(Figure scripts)
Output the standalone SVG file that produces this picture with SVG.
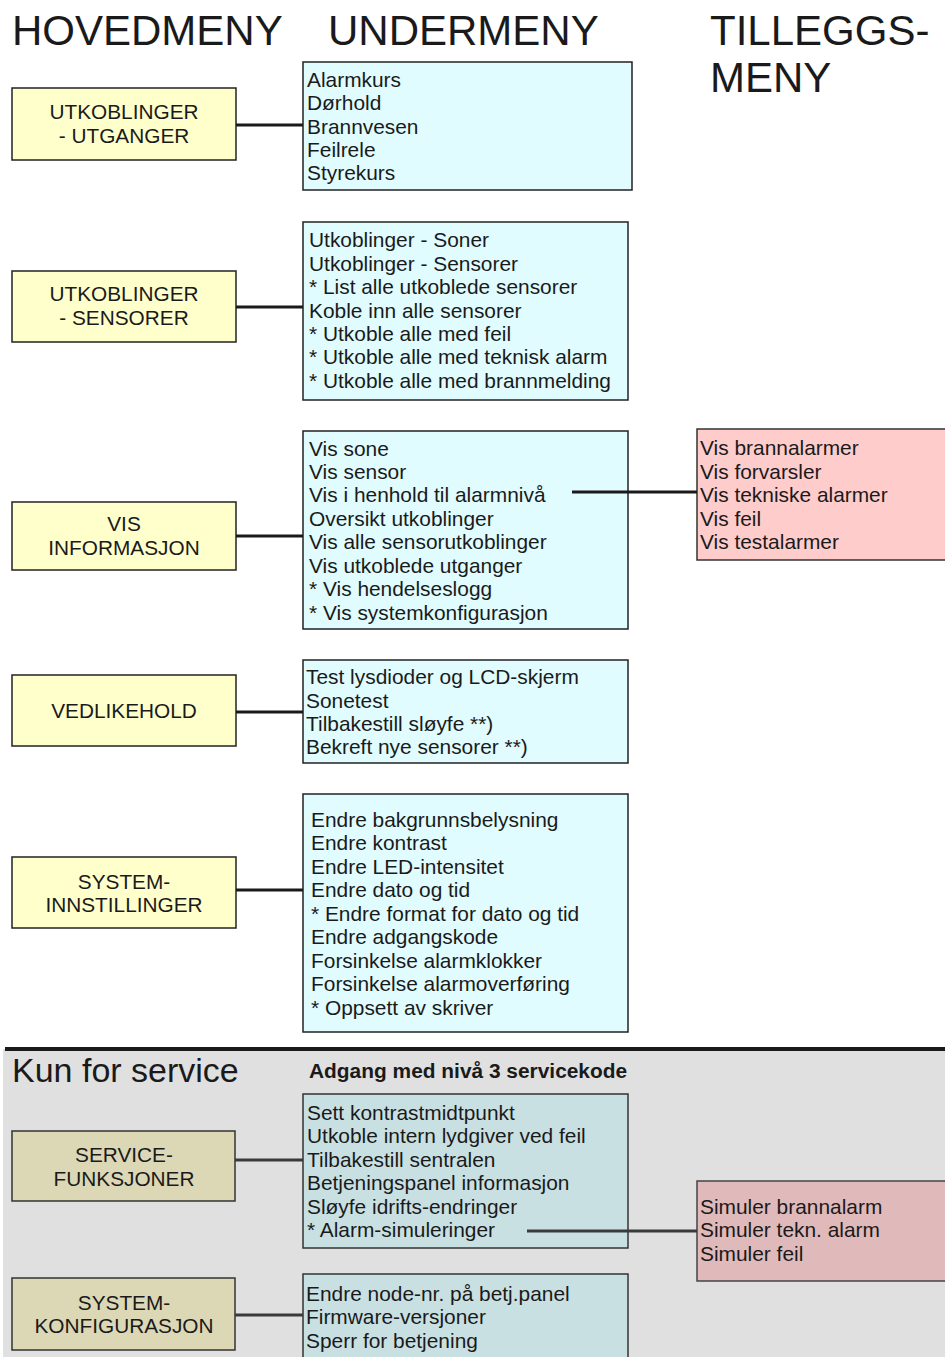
<svg xmlns="http://www.w3.org/2000/svg" width="945" height="1357" viewBox="0 0 945 1357">
<style>
text{font-family:"Liberation Sans",Arial,sans-serif;fill:#1a1a1a}
.h{font-size:42px}
.lbl{font-size:20.8px;text-anchor:middle}
.it{font-size:20.9px}
.main{fill:#ffffcc;stroke:#222;stroke-width:1.5}
.sub{fill:#e0fcff;stroke:#222;stroke-width:1.5}
.add{fill:#ffcccc;stroke:#333;stroke-width:1.5}
.smain{fill:#dcd8b6;stroke:#333;stroke-width:1.5}
.ssub{fill:#c9e0e3;stroke:#333;stroke-width:1.5}
.sadd{fill:#e0b9bb;stroke:#444;stroke-width:1.5}
.c{stroke:#1a1a1a;stroke-width:3;fill:none}
.sc{stroke:#3a3a3a;stroke-width:3;fill:none}
</style>
<rect x="0" y="0" width="945" height="1357" fill="#ffffff"/>
<rect x="3" y="1049" width="942" height="308" fill="#e0e0e0"/>
<line x1="5" y1="1049" x2="945" y2="1049" stroke="#1a1a1a" stroke-width="4"/>

<text class="h" x="12" y="45">HOVEDMENY</text>
<text class="h" x="328" y="45">UNDERMENY</text>
<text class="h" x="710" y="45">TILLEGGS-</text>
<text class="h" x="710" y="92">MENY</text>
<text x="12" y="1082" style="font-size:34px">Kun for service</text>
<text x="309" y="1078" style="font-size:20.9px;font-weight:bold">Adgang med nivå 3 servicekode</text>

<g id="utkoblinger-utganger">
<rect class="main" x="12" y="88" width="224" height="72"/>
<text class="lbl" x="124" y="119">UTKOBLINGER</text>
<text class="lbl" x="124" y="143">- UTGANGER</text>
</g>
<g id="sub-utganger">
<rect class="sub" x="303" y="62" width="329" height="128"/>
<text class="it" x="307" y="87">Alarmkurs</text>
<text class="it" x="307" y="110">Dørhold</text>
<text class="it" x="307" y="134">Brannvesen</text>
<text class="it" x="307" y="157">Feilrele</text>
<text class="it" x="307" y="180">Styrekurs</text>
</g>

<g id="utkoblinger-sensorer">
<rect class="main" x="12" y="271" width="224" height="71"/>
<text class="lbl" x="124" y="301">UTKOBLINGER</text>
<text class="lbl" x="124" y="325">- SENSORER</text>
</g>
<g id="sub-sensorer">
<rect class="sub" x="303" y="222" width="325" height="178"/>
<text class="it" x="309" y="247">Utkoblinger - Soner</text>
<text class="it" x="309" y="271">Utkoblinger - Sensorer</text>
<text class="it" x="309" y="294">* List alle utkoblede sensorer</text>
<text class="it" x="309" y="318">Koble inn alle sensorer</text>
<text class="it" x="309" y="341">* Utkoble alle med feil</text>
<text class="it" x="309" y="364">* Utkoble alle med teknisk alarm</text>
<text class="it" x="309" y="388">* Utkoble alle med brannmelding</text>
</g>

<g id="vis-informasjon">
<rect class="main" x="12" y="502" width="224" height="68"/>
<text class="lbl" x="124" y="531">VIS</text>
<text class="lbl" x="124" y="555">INFORMASJON</text>
</g>
<g id="sub-vis">
<rect class="sub" x="303" y="431" width="325" height="198"/>
<text class="it" x="309" y="456">Vis sone</text>
<text class="it" x="309" y="479">Vis sensor</text>
<text class="it" x="309" y="502">Vis i henhold til alarmnivå</text>
<text class="it" x="309" y="526">Oversikt utkoblinger</text>
<text class="it" x="309" y="549">Vis alle sensorutkoblinger</text>
<text class="it" x="309" y="573">Vis utkoblede utganger</text>
<text class="it" x="309" y="596">* Vis hendelseslogg</text>
<text class="it" x="309" y="620">* Vis systemkonfigurasjon</text>
</g>
<g id="add-alarmniva">
<rect class="add" x="697" y="429" width="250" height="131"/>
<text class="it" x="700" y="455">Vis brannalarmer</text>
<text class="it" x="700" y="479">Vis forvarsler</text>
<text class="it" x="700" y="502">Vis tekniske alarmer</text>
<text class="it" x="700" y="526">Vis feil</text>
<text class="it" x="700" y="549">Vis testalarmer</text>
</g>

<g id="vedlikehold">
<rect class="main" x="12" y="675" width="224" height="71"/>
<text class="lbl" x="124" y="718">VEDLIKEHOLD</text>
</g>
<g id="sub-vedlikehold">
<rect class="sub" x="303" y="660" width="325" height="103"/>
<text class="it" x="306" y="684">Test lysdioder og LCD-skjerm</text>
<text class="it" x="306" y="708">Sonetest</text>
<text class="it" x="306" y="731">Tilbakestill sløyfe **)</text>
<text class="it" x="306" y="754">Bekreft nye sensorer **)</text>
</g>

<g id="systeminnstillinger">
<rect class="main" x="12" y="857" width="224" height="71"/>
<text class="lbl" x="124" y="889">SYSTEM-</text>
<text class="lbl" x="124" y="912">INNSTILLINGER</text>
</g>
<g id="sub-systeminnstillinger">
<rect class="sub" x="303" y="794" width="325" height="238"/>
<text class="it" x="311" y="827">Endre bakgrunnsbelysning</text>
<text class="it" x="311" y="850">Endre kontrast</text>
<text class="it" x="311" y="874">Endre LED-intensitet</text>
<text class="it" x="311" y="897">Endre dato og tid</text>
<text class="it" x="311" y="921">* Endre format for dato og tid</text>
<text class="it" x="311" y="944">Endre adgangskode</text>
<text class="it" x="311" y="968">Forsinkelse alarmklokker</text>
<text class="it" x="311" y="991">Forsinkelse alarmoverføring</text>
<text class="it" x="311" y="1015">* Oppsett av skriver</text>
</g>

<g id="servicefunksjoner">
<rect class="smain" x="12" y="1131" width="223" height="70"/>
<text class="lbl" x="124" y="1162">SERVICE-</text>
<text class="lbl" x="124" y="1186">FUNKSJONER</text>
</g>
<g id="sub-service">
<rect class="ssub" x="303" y="1094" width="325" height="154"/>
<text class="it" x="307" y="1120">Sett kontrastmidtpunkt</text>
<text class="it" x="307" y="1143">Utkoble intern lydgiver ved feil</text>
<text class="it" x="307" y="1167">Tilbakestill sentralen</text>
<text class="it" x="307" y="1190">Betjeningspanel informasjon</text>
<text class="it" x="307" y="1214">Sløyfe idrifts-endringer</text>
<text class="it" x="307" y="1237">* Alarm-simuleringer</text>
</g>
<g id="add-simulering">
<rect class="sadd" x="697" y="1181" width="250" height="100"/>
<text class="it" x="700" y="1214">Simuler brannalarm</text>
<text class="it" x="700" y="1237">Simuler tekn. alarm</text>
<text class="it" x="700" y="1261">Simuler feil</text>
</g>

<g id="systemkonfigurasjon">
<rect class="smain" x="12" y="1278" width="223" height="72"/>
<text class="lbl" x="124" y="1310">SYSTEM-</text>
<text class="lbl" x="124" y="1333">KONFIGURASJON</text>
</g>
<g id="sub-systemkonfigurasjon">
<rect class="ssub" x="303" y="1274" width="325" height="90"/>
<text class="it" x="306" y="1301">Endre node-nr. på betj.panel</text>
<text class="it" x="306" y="1324">Firmware-versjoner</text>
<text class="it" x="306" y="1348">Sperr for betjening</text>
</g>

<g id="connectors">
<line class="c" x1="236" y1="125" x2="303" y2="125"/>
<line class="c" x1="236" y1="307" x2="303" y2="307"/>
<line class="c" x1="236" y1="536" x2="303" y2="536"/>
<line class="c" x1="572" y1="492" x2="697" y2="492"/>
<line class="c" x1="236" y1="712" x2="303" y2="712"/>
<line class="c" x1="236" y1="890" x2="303" y2="890"/>
<line class="sc" x1="235" y1="1160" x2="303" y2="1160"/>
<line class="sc" x1="527" y1="1231" x2="697" y2="1231"/>
<line class="sc" x1="235" y1="1315" x2="303" y2="1315"/>
</g>
</svg>
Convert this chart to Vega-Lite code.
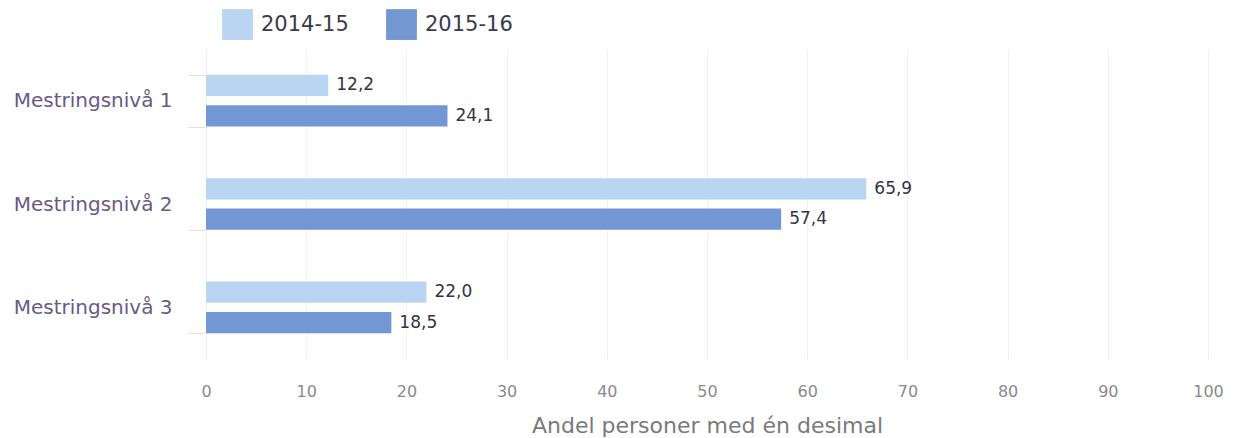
{
  "$schema": "https://vega.github.io/schema/vega-lite/v6.json",
  "autosize": {"type": "none"},
  "width": 1002,
  "height": 310,
  "padding": {"left": 206, "top": 49, "right": 26, "bottom": 79},
  "background": "white",
  "config": {
    "locale": {"number": {"decimal": ",", "thousands": " ", "grouping": [3], "currency": ["", " kr"]}},
    "font": "DejaVu Sans",
    "view": {"stroke": null}
  },
  "data": {
    "values": [
      {"niva": "Mestringsnivå 1", "aar": "2014-15", "andel": 12.2},
      {"niva": "Mestringsnivå 1", "aar": "2015-16", "andel": 24.1},
      {"niva": "Mestringsnivå 2", "aar": "2014-15", "andel": 65.9},
      {"niva": "Mestringsnivå 2", "aar": "2015-16", "andel": 57.4},
      {"niva": "Mestringsnivå 3", "aar": "2014-15", "andel": 22.0},
      {"niva": "Mestringsnivå 3", "aar": "2015-16", "andel": 18.5}
    ]
  },
  "encoding": {
    "y": {
      "field": "niva", "type": "nominal", "sort": null,
      "scale": {"paddingInner": 0.5, "paddingOuter": 0.25},
      "axis": {
        "title": null, "domainColor": "#eeeeee", "tickColor": "#e2e2e2", "tickSize": 18,
        "tickBand": "extent", "labelPadding": 16, "labelFontSize": 20, "labelColor": "#6a5a86"
      }
    },
    "yOffset": {"field": "aar", "type": "nominal", "scale": {"paddingInner": 0.3}},
    "x": {
      "field": "andel", "type": "quantitative",
      "scale": {"domain": [0, 100], "nice": false},
      "axis": {
        "title": "Andel personer med én desimal", "values": [0,10,20,30,40,50,60,70,80,90,100],
        "grid": true, "gridColor": "#f2f2f2", "domain": false, "ticks": false, "labelFlush": false,
        "labelFontSize": 16, "labelColor": "#8a8a8a", "labelPadding": 24,
        "titleFontSize": 22, "titleFontWeight": "normal", "titleColor": "#7a7a7a", "titlePadding": 16,
        "format": "d"
      }
    }
  },
  "layer": [
    {
      "mark": {"type": "bar"},
      "encoding": {
        "color": {
          "field": "aar", "type": "nominal",
          "scale": {"domain": ["2014-15", "2015-16"], "range": ["#b9d5f2", "#7297d3"]},
          "legend": {
            "title": null, "orient": "none", "direction": "horizontal", "legendX": 16, "legendY": -40,
            "symbolType": "square", "symbolSize": 950, "symbolStrokeWidth": 0,
            "labelFontSize": 21, "labelColor": "#3a3a4a", "columnPadding": 37, "labelOffset": 8
          }
        }
      }
    },
    {
      "mark": {"type": "text", "align": "left", "dx": 8, "fontSize": 17, "color": "#333344"},
      "encoding": {"text": {"field": "andel", "type": "quantitative", "format": ".1f"}}
    }
  ]
}
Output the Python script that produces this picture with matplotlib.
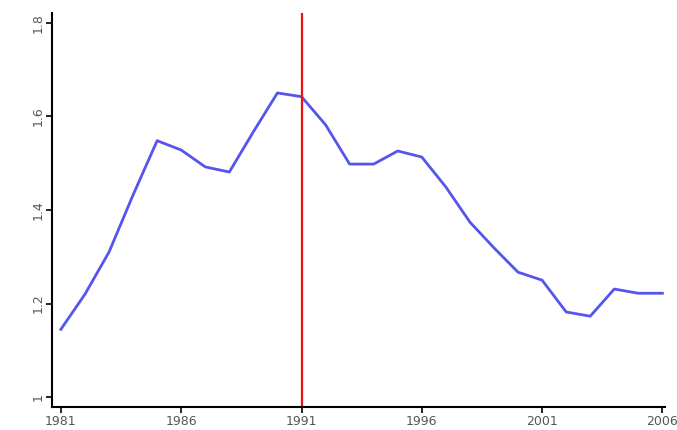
import matplotlib
matplotlib.use('Agg')
import matplotlib.pyplot as plt

years = list(range(1981, 2007))
values = [1.145, 1.220, 1.310, 1.432, 1.548, 1.528, 1.492, 1.481, 1.567, 1.650,
          1.642, 1.582, 1.498, 1.498, 1.526, 1.513, 1.449, 1.374, 1.319, 1.267,
          1.250, 1.182, 1.173, 1.231, 1.222, 1.222]
x_ticks = [1981, 1986, 1991, 1996, 2001, 2006]
y_ticks = [1.0, 1.2, 1.4, 1.6, 1.8]
y_labels = ['1', '1.2', '1.4', '1.6', '1.8']
break_year = 1991

fig = plt.figure(figsize=(6.77, 4.30), dpi=100)
ax = fig.add_axes([0.0768, 0.0535, 0.9052, 0.9165])

ax.plot(years, values, color='#5555ee', linewidth=2)
ax.axvline(break_year, color='#ee1111', linewidth=1.6)

ax.set_xlim(1980.63, 2006.1)
ax.set_ylim(0.979, 1.821)
ax.set_xticks(x_ticks)
ax.set_xticklabels([str(y) for y in x_ticks], fontsize=9, color='#555555')
ax.set_yticks(y_ticks)
ax.set_yticklabels(y_labels, fontsize=9, color='#555555', rotation=90, va='center')

for side in ['top', 'right']:
    ax.spines[side].set_visible(False)
ax.spines['left'].set_linewidth(1.5)
ax.spines['bottom'].set_linewidth(1.5)
ax.tick_params(direction='out', length=4, width=1.2, pad=1.5)

plt.savefig('out.png', dpi=100)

Exercise instructions:
Skip the pictures. Set down only the lines from the one containing "Output the Python" through the one containing "import matplotlib.pyplot as plt", exactly as they appear, ends included.

Result of this exercise:
Output the Python script that produces this picture with matplotlib.
import matplotlib
matplotlib.use('Agg')
import matplotlib.pyplot as plt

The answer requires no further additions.